Is Liquidity Mining Profitable?
Liquidity mining can be a profitable venture, but it involves numerous factors that potential participants must consider. At its core, liquidity mining allows users to provide liquidity to decentralized exchanges (DEXs) and earn rewards, typically in the form of tokens. The profitability of liquidity mining primarily depends on three main aspects: reward structure, impermanent loss, and market volatility.
Reward Structure: The potential earnings from liquidity mining are contingent on the rewards offered by the specific platform, which may include native tokens, transaction fees, or other incentives. Some platforms are more lucrative than others, providing higher returns to liquidity providers.
Impermanent Loss: One of the crucial risks in liquidity mining is impermanent loss, which occurs when the price of assets in a liquidity pool diverges from the price when they were deposited. This can lead to a situation where the value of your holdings is lower than if you simply held the tokens.

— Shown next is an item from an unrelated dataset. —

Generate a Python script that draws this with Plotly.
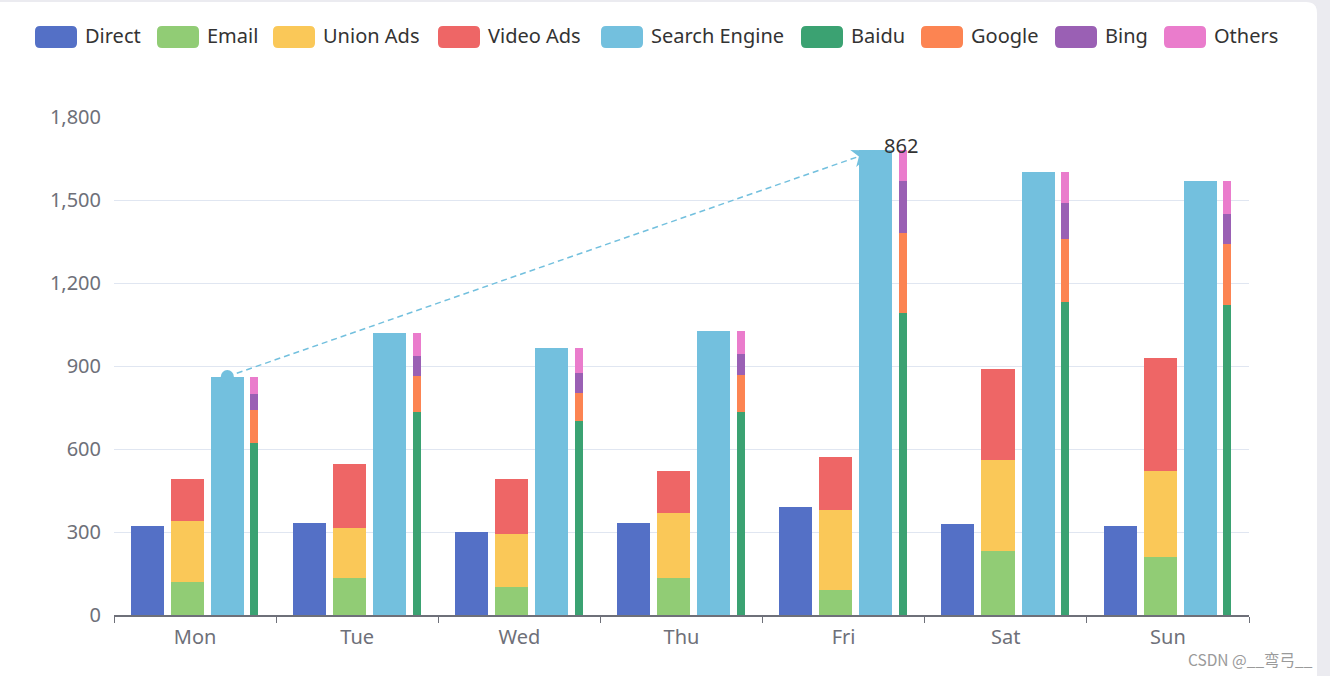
import math
import plotly.graph_objects as go

# ---------------- data ----------------
days = ["Mon", "Tue", "Wed", "Thu", "Fri", "Sat", "Sun"]
direct = [320, 332, 301, 334, 390, 330, 320]
email = [120, 132, 101, 134, 90, 230, 210]
union_ads = [220, 182, 191, 234, 290, 330, 310]
video_ads = [150, 232, 201, 154, 190, 330, 410]
search_engine = [862, 1018, 964, 1026, 1679, 1600, 1570]
baidu = [620, 732, 701, 734, 1090, 1130, 1120]
google = [120, 132, 101, 134, 290, 230, 220]
bing = [60, 72, 71, 74, 190, 130, 110]
others = [62, 82, 91, 84, 109, 110, 120]
y_ticks = [0, 300, 600, 900, 1200, 1500, 1800]

# ---------------- style ----------------
colors = {
    "Direct": "#5470c6", "Email": "#91cc75", "Union Ads": "#fac858",
    "Video Ads": "#ee6666", "Search Engine": "#73c0de", "Baidu": "#3ba272",
    "Google": "#fc8452", "Bing": "#9a60b4", "Others": "#ea7ccc",
}
FONT = "Noto Sans"
W_PX, H_PX = 1330, 676
ML, MR, MT, MB = 114, 81, 117, 61
PW, PH = W_PX - ML - MR, H_PX - MT - MB
CAT_PX = PW / len(days)
Y_MAX = 1800

def fx(p):  # pixel -> paper x
    return (p - ML) / PW

def fy(p):  # pixel -> paper y
    return (H_PX - MB - p) / PH

# bar geometry in category units
BW = 0.204
OFF_DIRECT, OFF_EMAIL, OFF_SEARCH, OFF_BAIDU = -0.397, -0.150, 0.097, 0.341
BW_THIN = 0.050

fig = go.Figure()

def add_stack(names_vals, offset, width):
    base = [0] * len(days)
    for name, vals in names_vals:
        fig.add_trace(go.Bar(
            x=days, y=vals, base=list(base), name=name,
            offset=offset, width=width,
            marker=dict(color=colors[name], line=dict(width=0)),
            showlegend=False,
        ))
        base = [b + v for b, v in zip(base, vals)]

add_stack([("Direct", direct)], OFF_DIRECT, BW)
add_stack([("Email", email), ("Union Ads", union_ads), ("Video Ads", video_ads)], OFF_EMAIL, BW)
add_stack([("Search Engine", search_engine)], OFF_SEARCH, BW)
add_stack([("Baidu", baidu), ("Google", google), ("Bing", bing), ("Others", others)], OFF_BAIDU, BW_THIN)

shapes = []
annotations = []

# card background
r = 11
cx0, cx1, cy0, cy1 = 0, 1317, 2, 700
path = (f"M {fx(cx0)} {fy(cy0)} L {fx(cx1 - r)} {fy(cy0)} "
        f"Q {fx(cx1)} {fy(cy0)} {fx(cx1)} {fy(cy0 + r)} "
        f"L {fx(cx1)} {fy(cy1)} L {fx(cx0)} {fy(cy1)} Z")
shapes.append(dict(type="path", xref="paper", yref="paper", path=path,
                   fillcolor="white", line=dict(width=0), layer="below"))

# markLine min -> max on Search Engine
smin, smax = min(search_engine), max(search_engine)
imin, imax = search_engine.index(smin), search_engine.index(smax)
cen = OFF_SEARCH + BW / 2
x_start, x_end = imin + cen, imax + cen
ml_color = "#73c0de"
shapes.append(dict(type="line", xref="x", yref="y", x0=x_start, y0=smin, x1=x_end, y1=smax,
                   line=dict(color=ml_color, width=1.5, dash="6px,4px"), layer="above"))
# start circle
shapes.append(dict(type="circle", xref="x", yref="y", xsizemode="pixel", ysizemode="pixel",
                   xanchor=x_start, yanchor=smin, x0=-6.5, x1=6.5, y0=-6.5, y1=6.5,
                   fillcolor=ml_color, line=dict(width=0), layer="above"))
# arrow head at end (ECharts-style arrow symbol)
dxp = (x_end - x_start) * CAT_PX
dyp = (smax - smin) / Y_MAX * PH
ang = math.atan2(dyp, dxp)
ux, uy = math.cos(ang), math.sin(ang)
nx, ny = -uy, ux
L, HW, NOTCH = 24, 9, 18
pts = [(0, 0), (-L * ux + HW * nx, -L * uy + HW * ny), (-NOTCH * ux, -NOTCH * uy),
       (-L * ux - HW * nx, -L * uy - HW * ny)]
apath = "M " + " L ".join(f"{a:.2f} {b:.2f}" for a, b in pts) + " Z"
shapes.append(dict(type="path", xref="x", yref="y", xsizemode="pixel", ysizemode="pixel",
                   xanchor=x_end, yanchor=smax, path=apath,
                   fillcolor=ml_color, line=dict(width=0), layer="above"))
annotations.append(dict(x=x_end, y=smax, xref="x", yref="y", text=str(smin), showarrow=False,
                        xanchor="left", yanchor="middle", xshift=6, yshift=5,
                        font=dict(family=FONT, size=20, color="#333")))

# custom legend
legend_names = ["Direct", "Email", "Union Ads", "Video Ads", "Search Engine",
                "Baidu", "Google", "Bing", "Others"]
legend_x = [35, 157, 273, 438, 601, 801, 921, 1055, 1164]
for name, lx in zip(legend_names, legend_x):
    x0, x1, y0, y1, rr = lx, lx + 42, 26, 48, 5
    p = (f"M {fx(x0 + rr)} {fy(y0)} L {fx(x1 - rr)} {fy(y0)} Q {fx(x1)} {fy(y0)} {fx(x1)} {fy(y0 + rr)} "
         f"L {fx(x1)} {fy(y1 - rr)} Q {fx(x1)} {fy(y1)} {fx(x1 - rr)} {fy(y1)} "
         f"L {fx(x0 + rr)} {fy(y1)} Q {fx(x0)} {fy(y1)} {fx(x0)} {fy(y1 - rr)} "
         f"L {fx(x0)} {fy(y0 + rr)} Q {fx(x0)} {fy(y0)} {fx(x0 + rr)} {fy(y0)} Z")
    shapes.append(dict(type="path", xref="paper", yref="paper", path=p,
                       fillcolor=colors[name], line=dict(width=0), layer="above"))
    annotations.append(dict(x=fx(lx + 48), y=fy(36), xref="paper", yref="paper", text=name,
                            showarrow=False, xanchor="left", yanchor="middle",
                            font=dict(family=FONT, size=20, color="#333")))

# watermark
annotations.append(dict(x=fx(1315), y=fy(659), xref="paper", yref="paper",
                        text="CSDN @__弯弓__", showarrow=False, xanchor="right", yanchor="middle",
                        font=dict(family="Noto Sans CJK SC", size=15.5, color="#9a9a9a")))

fig.update_layout(
    width=W_PX, height=H_PX,
    margin=dict(l=ML, r=MR, t=MT, b=MB, pad=0),
    paper_bgcolor="#ebebf0", plot_bgcolor="rgba(0,0,0,0)",
    barmode="overlay", bargap=0,
    shapes=shapes, annotations=annotations,
    showlegend=False,
    xaxis=dict(type="category", range=[-0.5, len(days) - 0.5], showgrid=False,
               showline=True, linecolor="#6e7079", linewidth=1.5,
               ticks="outside", tickson="boundaries", ticklen=6, tickcolor="#6e7079",
               tickfont=dict(family=FONT, size=20, color="#6e7079"), ticklabelstandoff=3,
               zeroline=False, fixedrange=True),
    yaxis=dict(range=[0, Y_MAX], tickvals=y_ticks, tickformat=",",
               showgrid=True, gridcolor="#e0e6f1", gridwidth=1.2,
               showline=False, zeroline=False, ticks="",
               tickfont=dict(family=FONT, size=20, color="#6e7079"), ticklabelstandoff=12,
               fixedrange=True),
)

fig.write_html(
    "out.html",
    config={"displayModeBar": False},
    post_script="document.body.style.margin='0';document.body.style.overflow='hidden';",
)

Market Volatility: The cryptocurrency market is notoriously volatile. Sudden price fluctuations can impact the profitability of liquidity mining. It's essential to regularly evaluate the market conditions and adjust your strategy accordingly.
In conclusion, liquidity mining can be profitable, but it carries risks that must be carefully managed. Always conduct thorough research and consider your financial situation and risk tolerance before participating in liquidity mining.